The Art of Love
"If anyone among this people know not the art of loving, let him read my poem, and having read be skilled in love. By skill swift ships are sailed and rowed, by skill nimble chariots are driven: by skill love must be guided."
- The Art of Love, Book I, 1-4.
The art of love encompasses three books by Ovid. Using an elegiac verse style he expounds the varieties of amorous and erotic adventure in graceful language. Originally written for the sophisticated society of Augustan Rome, his poetry has continued to entertain and entrance readers ever since.
The first two books contain advice for the predatory male, but the third Ovid devotes to the opposite sex, to avoid, as he affects to say, any charge of partiality.
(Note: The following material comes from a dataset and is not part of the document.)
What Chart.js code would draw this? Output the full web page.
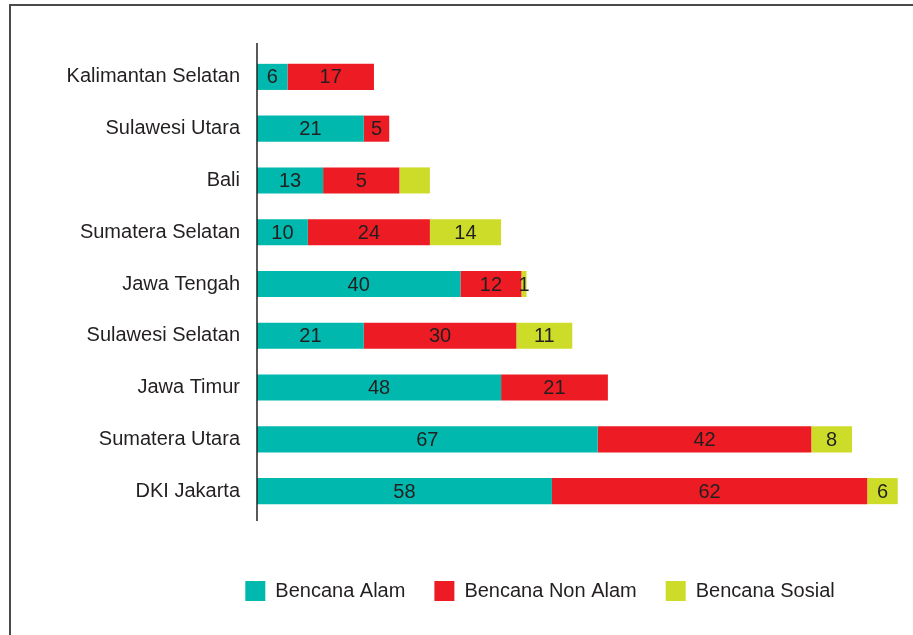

The whole is in the mode of the erotic Alexandrian elegy, but leavened with Ovid's wit. The tradition appears to be rooted in Asia Minor due to the nature of the diction. While the elegy was originally primarily made of laments there were erotic elegies before Ovid. Among the Greeks Mimnermus and Theognis were considered great elegiasts.
The book is filled with stories and advice, here is a sample:
“You ask perhaps if one should take the maid herself? Such a plan brings the greatest risk with it. In one case, fresh from bed, she’ll get busy, in another be tardy, in one case you’re a prize for her mistress, in the other herself. There’s chance in it: even if it favors the idea, my advice nevertheless is to abstain. I don’t pick my way over sharp peaks and precipices, no youth will be caught out being lead by me. Still, while she’s giving and taking messages, if her body pleases you as much as her zeal, make the lady your first priority, her companion the next: Love should never be begun with a servant.”
Ovid gives a sympathetic insight into a society that was becoming consumed with a moral laxity. By contrast Horace provided a more moralistic tone of censure in his Satires. The work has enjoyed a continuing popularity ; Ovid's knowledge of human, particularly of feminine, nature, the brilliant picture of the social life of Rome, the studied artlessness of the comparisons he draws from animals and from pursuits such as hunting, farming, or sailing, the narratives that he cannot resist interweaving with his teaching---all these elements, together with a considerable degree of humor and irresistible wit, have combined to give the work a unique attractiveness. However the result of Ovid's sympathetic eroticism was the arousal of the disfavor of Augustus; Ovid was exiled for life to the coast of the Black Sea, and felt that his poetry was at least partially responsible for his misfortune. We are fortunate that the text has endured.
"But avoid men who profess elegance and good looks, and who arrange their hair in its proper place. What they tell you they have told a thousand women; their fancy wanders, and has no fixed abode." - The Art of Love, Book III, 433-36.